Newsrooms should not spin up instances for their reporters partially because this is too new to dedicate strapped staff to, partially because layoffs mean reporters would lose their timelines bc you can't migrate posts, partially because newsrooms are *already* not great at social media policies, and mostly because the problem it ostensibly solves, verification, can be done by just sticking rel=me into author pages and letting reporters self-verify super easily wherever they set up shop here.

Since this is getting some traction, I'll append with two additional thoughts:

I actually *do* think news orgs should spin up an instance for themselves, because [email protected] looks goofy, but reporters should set up where they want.

And "where they want" shouldn't probably all be on the same server bc that becomes a real tempting honeypot for defederation battles.

@dansinker I think independent reporters, or reporters who might one day be independent, shouldn't use their "news org" as their host. Also, I do not think corporate instances should be allowed to federate. Or at least not until Mastodon protects itself and us from them.
@aka_quant_noir there's no "allowing" to federate in this system. You spin up, you connect, you're in.

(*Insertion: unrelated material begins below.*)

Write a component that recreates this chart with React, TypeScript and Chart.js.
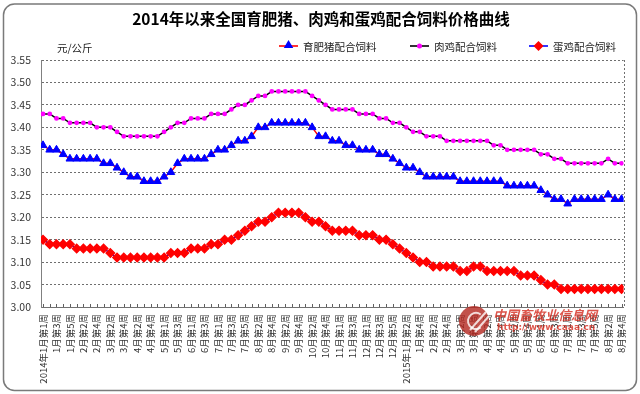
import React, { useEffect, useRef } from 'react';
import { Chart, registerables } from 'chart.js';

Chart.register(...registerables);

const chartTitle = '2014年以来全国育肥猪、肉鸡和蛋鸡配合饲料价格曲线';
const unitLabel = '元/公斤';
const seriesNames = ['育肥猪配合饲料', '肉鸡配合饲料', '蛋鸡配合饲料'];

// tick labels, one for every second weekly point
const weekLabels = [
  '2014年1月第1周', '1月第3周', '1月第5周', '2月第2周', '2月第4周', '3月第2周', '3月第4周',
  '4月第2周', '4月第4周', '5月第1周', '5月第3周', '6月第1周', '6月第3周', '7月第1周',
  '7月第3周', '7月第5周', '8月第2周', '8月第4周', '9月第2周', '9月第4周', '10月第2周',
  '10月第4周', '11月第1周', '11月第3周', '12月第1周', '12月第3周', '12月第5周',
  '2015年1月第2周', '1月第4周', '2月第2周', '2月第4周', '3月第2周', '3月第4周', '4月第2周',
  '4月第4周', '5月第2周', '5月第4周', '6月第1周', '6月第3周', '7月第1周', '7月第3周',
  '7月第5周', '8月第2周', '8月第4周',
];

// 育肥猪配合饲料 (weekly)
const pigFeed = [
  3.36, 3.35, 3.35, 3.34, 3.33, 3.33, 3.33, 3.33, 3.33, 3.32,
  3.32, 3.31, 3.30, 3.29, 3.29, 3.28, 3.28, 3.28, 3.29, 3.30,
  3.32, 3.33, 3.33, 3.33, 3.33, 3.34, 3.35, 3.35, 3.36, 3.37,
  3.37, 3.38, 3.40, 3.40, 3.41, 3.41, 3.41, 3.41, 3.41, 3.41,
  3.40, 3.38, 3.38, 3.37, 3.37, 3.36, 3.36, 3.35, 3.35, 3.35,
  3.34, 3.34, 3.33, 3.32, 3.31, 3.31, 3.30, 3.29, 3.29, 3.29,
  3.29, 3.29, 3.28, 3.28, 3.28, 3.28, 3.28, 3.28, 3.28, 3.27,
  3.27, 3.27, 3.27, 3.27, 3.26, 3.25, 3.24, 3.24, 3.23, 3.24,
  3.24, 3.24, 3.24, 3.24, 3.25, 3.24, 3.24,
];

// 肉鸡配合饲料 (weekly)
const broilerFeed = [
  3.43, 3.43, 3.42, 3.42, 3.41, 3.41, 3.41, 3.41, 3.40, 3.40,
  3.40, 3.39, 3.38, 3.38, 3.38, 3.38, 3.38, 3.38, 3.39, 3.40,
  3.41, 3.41, 3.42, 3.42, 3.42, 3.43, 3.43, 3.43, 3.44, 3.45,
  3.45, 3.46, 3.47, 3.47, 3.48, 3.48, 3.48, 3.48, 3.48, 3.48,
  3.47, 3.46, 3.45, 3.44, 3.44, 3.44, 3.44, 3.43, 3.43, 3.43,
  3.42, 3.42, 3.41, 3.41, 3.40, 3.39, 3.39, 3.38, 3.38, 3.38,
  3.37, 3.37, 3.37, 3.37, 3.37, 3.37, 3.37, 3.36, 3.36, 3.35,
  3.35, 3.35, 3.35, 3.35, 3.34, 3.34, 3.33, 3.33, 3.32, 3.32,
  3.32, 3.32, 3.32, 3.32, 3.33, 3.32, 3.32,
];

// 蛋鸡配合饲料 (weekly)
const layerFeed = [
  3.15, 3.14, 3.14, 3.14, 3.14, 3.13, 3.13, 3.13, 3.13, 3.13,
  3.12, 3.11, 3.11, 3.11, 3.11, 3.11, 3.11, 3.11, 3.11, 3.12,
  3.12, 3.12, 3.13, 3.13, 3.13, 3.14, 3.14, 3.15, 3.15, 3.16,
  3.17, 3.18, 3.19, 3.19, 3.20, 3.21, 3.21, 3.21, 3.21, 3.20,
  3.19, 3.19, 3.18, 3.17, 3.17, 3.17, 3.17, 3.16, 3.16, 3.16,
  3.15, 3.15, 3.14, 3.13, 3.12, 3.11, 3.10, 3.10, 3.09, 3.09,
  3.09, 3.09, 3.08, 3.08, 3.09, 3.09, 3.08, 3.08, 3.08, 3.08,
  3.08, 3.07, 3.07, 3.07, 3.06, 3.05, 3.05, 3.04, 3.04, 3.04,
  3.04, 3.04, 3.04, 3.04, 3.04, 3.04, 3.04,
];

const Y_MIN = 3.0;
const Y_MAX = 3.55;
const Y_STEP = 0.05;

const FONT = "'Noto Sans CJK SC', 'DejaVu Sans', sans-serif";

function drawTriangle(ctx: CanvasRenderingContext2D, x: number, y: number, r: number) {
  ctx.beginPath();
  ctx.moveTo(x, y - r);
  ctx.lineTo(x + r * 0.95, y + r * 0.6);
  ctx.lineTo(x - r * 0.95, y + r * 0.6);
  ctx.closePath();
  ctx.fill();
}

const decorPlugin = {
  id: 'decor',
  beforeDraw(chart: any) {
    const ctx = chart.ctx as CanvasRenderingContext2D;
    ctx.save();
    ctx.fillStyle = '#ffffff';
    ctx.fillRect(0, 0, chart.width, chart.height);
    ctx.restore();
  },
  afterDraw(chart: any) {
    const ctx = chart.ctx as CanvasRenderingContext2D;
    const { right, top, bottom } = chart.chartArea;
    const xs = chart.scales.x;
    ctx.save();

    // dotted right border of the plot
    ctx.strokeStyle = '#707070';
    ctx.lineWidth = 1;
    ctx.setLineDash([2, 2]);
    ctx.beginPath();
    ctx.moveTo(Math.round(right) + 0.5, top);
    ctx.lineTo(Math.round(right) + 0.5, bottom);
    ctx.stroke();
    ctx.setLineDash([]);

    // small inner tick marks on the x axis
    ctx.strokeStyle = '#606060';
    ctx.beginPath();
    for (let i = 0; i < pigFeed.length; i++) {
      const px = Math.round(xs.getPixelForValue(i)) + 0.5;
      ctx.moveTo(px, bottom);
      ctx.lineTo(px, bottom - 3);
    }
    ctx.stroke();

    // outer rounded frame
    ctx.strokeStyle = '#7a7a7a';
    ctx.lineWidth = 1.5;
    ctx.beginPath();
    (ctx as any).roundRect(3.5, 4, 633, 386.5, 11);
    ctx.stroke();

    // title
    ctx.fillStyle = '#000000';
    ctx.font = `bold 15.5px ${FONT}`;
    ctx.textAlign = 'center';
    ctx.textBaseline = 'middle';
    ctx.fillText(chartTitle, 321, 19);

    // unit label
    ctx.font = `10.5px ${FONT}`;
    ctx.textAlign = 'left';
    ctx.fillStyle = '#222222';
    ctx.fillText(unitLabel, 57, 48);

    // legend
    const ly = 46;
    const items = [
      { x: 279, line: '#FF0000', marker: 'tri', mc: '#0000FF', tx: 303 },
      { x: 410, line: '#000000', marker: 'dot', mc: '#FF00FF', tx: 434 },
      { x: 529, line: '#0000FF', marker: 'dia', mc: '#FF0000', tx: 553 },
    ];
    items.forEach((it, k) => {
      ctx.strokeStyle = it.line;
      ctx.lineWidth = 1.6;
      ctx.beginPath();
      ctx.moveTo(it.x, ly);
      ctx.lineTo(it.x + 19, ly);
      ctx.stroke();
      ctx.fillStyle = it.mc;
      const cx = it.x + 9.5;
      if (it.marker === 'tri') {
        drawTriangle(ctx, cx, ly - 1, 5);
      } else if (it.marker === 'dot') {
        ctx.beginPath();
        ctx.arc(cx, ly, 2.5, 0, Math.PI * 2);
        ctx.fill();
      } else {
        ctx.beginPath();
        ctx.moveTo(cx, ly - 5);
        ctx.lineTo(cx + 5, ly);
        ctx.lineTo(cx, ly + 5);
        ctx.lineTo(cx - 5, ly);
        ctx.closePath();
        ctx.fill();
      }
      ctx.fillStyle = '#222222';
      ctx.font = `10.5px ${FONT}`;
      ctx.textAlign = 'left';
      ctx.textBaseline = 'middle';
      ctx.fillText(seriesNames[k], it.tx, ly + 1);
    });

    // watermark
    ctx.globalAlpha = 0.8;
    ctx.fillStyle = '#b3261e';
    ctx.beginPath();
    ctx.arc(474, 321, 15, 0, Math.PI * 2);
    ctx.fill();
    ctx.strokeStyle = '#ffffff';
    ctx.lineWidth = 2;
    ctx.beginPath();
    ctx.arc(476, 321, 8, Math.PI * 0.3, Math.PI * 1.7);
    ctx.stroke();
    ctx.beginPath();
    ctx.moveTo(470, 330);
    ctx.lineTo(486, 312);
    ctx.moveTo(475, 332);
    ctx.lineTo(489, 316);
    ctx.stroke();
    ctx.fillStyle = '#d42a1e';
    ctx.font = `bold italic 13px ${FONT}`;
    ctx.textAlign = 'left';
    ctx.fillText('中国畜牧业信息网', 493, 315);
    ctx.font = `bold 9px 'DejaVu Sans', sans-serif`;
    ctx.fillText('http://www.caaa.cn', 497, 328);
    ctx.globalAlpha = 1;

    ctx.restore();
  },
};

export default function App() {
  const ref = useRef<HTMLCanvasElement>(null);

  useEffect(() => {
    document.body.style.margin = '0';
    const canvas = ref.current!;
    const toPts = (arr: number[]) => arr.map((v, i) => ({ x: i, y: v }));
    const chart = new Chart(canvas, {
      type: 'line',
      data: {
        datasets: [
          {
            label: seriesNames[0],
            data: toPts(pigFeed),
            borderColor: '#FF0000',
            borderWidth: 1.5,
            pointStyle: 'triangle',
            pointRadius: 4.5,
            pointBackgroundColor: '#0000FF',
            pointBorderColor: '#0000FF',
            pointBorderWidth: 1,
            tension: 0,
          },
          {
            label: seriesNames[1],
            data: toPts(broilerFeed),
            borderColor: '#000000',
            borderWidth: 1.5,
            pointStyle: 'circle',
            pointRadius: 2.4,
            pointBackgroundColor: '#FF00FF',
            pointBorderColor: '#FF00FF',
            pointBorderWidth: 0,
            tension: 0,
          },
          {
            label: seriesNames[2],
            data: toPts(layerFeed),
            borderColor: '#0000FF',
            borderWidth: 1.5,
            pointStyle: 'rectRot',
            pointRadius: 4.4,
            pointBackgroundColor: '#FF0000',
            pointBorderColor: '#FF0000',
            pointBorderWidth: 1.2,
            tension: 0,
          },
        ],
      },
      options: {
        animation: false,
        responsive: false,
        devicePixelRatio: 1,
        layout: { padding: { top: 60, right: 11, left: 0, bottom: 0 } },
        plugins: {
          legend: { display: false },
          title: { display: false },
          tooltip: { enabled: false },
        },
        scales: {
          x: {
            type: 'linear',
            min: -0.3,
            max: pigFeed.length - 1 + 0.3,
            afterBuildTicks: (s: any) => {
              s.ticks = weekLabels.map((_, i) => ({ value: i * 2 }));
            },
            afterFit: (s: any) => {
              s.height = 87;
            },
            ticks: {
              autoSkip: false,
              minRotation: 90,
              maxRotation: 90,
              padding: 7,
              color: '#333333',
              font: { family: FONT, size: 9.5 },
              callback: (v: any) => weekLabels[Math.round(Number(v) / 2)] ?? '',
            },
            grid: { display: false, drawTicks: false },
            border: { display: true, color: '#707070', width: 1 },
          },
          y: {
            min: Y_MIN,
            max: Y_MAX,
            afterFit: (s: any) => {
              s.width = 41;
            },
            ticks: {
              stepSize: Y_STEP,
              padding: 10,
              color: '#333333',
              font: { family: FONT, size: 10.5 },
              callback: (v: any) => Number(v).toFixed(2),
            },
            grid: { color: '#6e6e6e', lineWidth: 1, drawTicks: false },
            border: { display: true, color: '#808080', width: 1, dash: [2, 2] },
          },
        },
      },
      plugins: [decorPlugin],
    } as any);
    return () => chart.destroy();
  }, []);

  return (
    <div style={{ width: 640, height: 394 }}>
      <canvas ref={ref} width={640} height={394} style={{ display: 'block' }} />
    </div>
  );
}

But also I'm curious, what protections do you mean?
@dansinker Well there are instances that don't connect to other instances for various reasons. I'm not sure how that works, but that's what I meant. As to protections, I mean both protections against data harvesting and tracking by corporate interests, like finding ways to insert pixels into threads like Facebook does, or ads like Google does, and protection against an instance overwhelming the others or poisoning the well with commercial content. I would like to be able to protect myself by having options to suppress links in my feed, or other non-ascii content, to have a separate feed for boosted content vs original content, for instance.
@aka_quant_noir I mean a lot of that isn't going to happen at the instance level anyway. If these were my core concerns, I'd be far more concerned about very good client software hoovering up users more than, say the Washington Post starting an instance.
@dansinker Fair enough. I just don't want to suddenly find myself in another space unprotected against corporate domination, visible or invisible.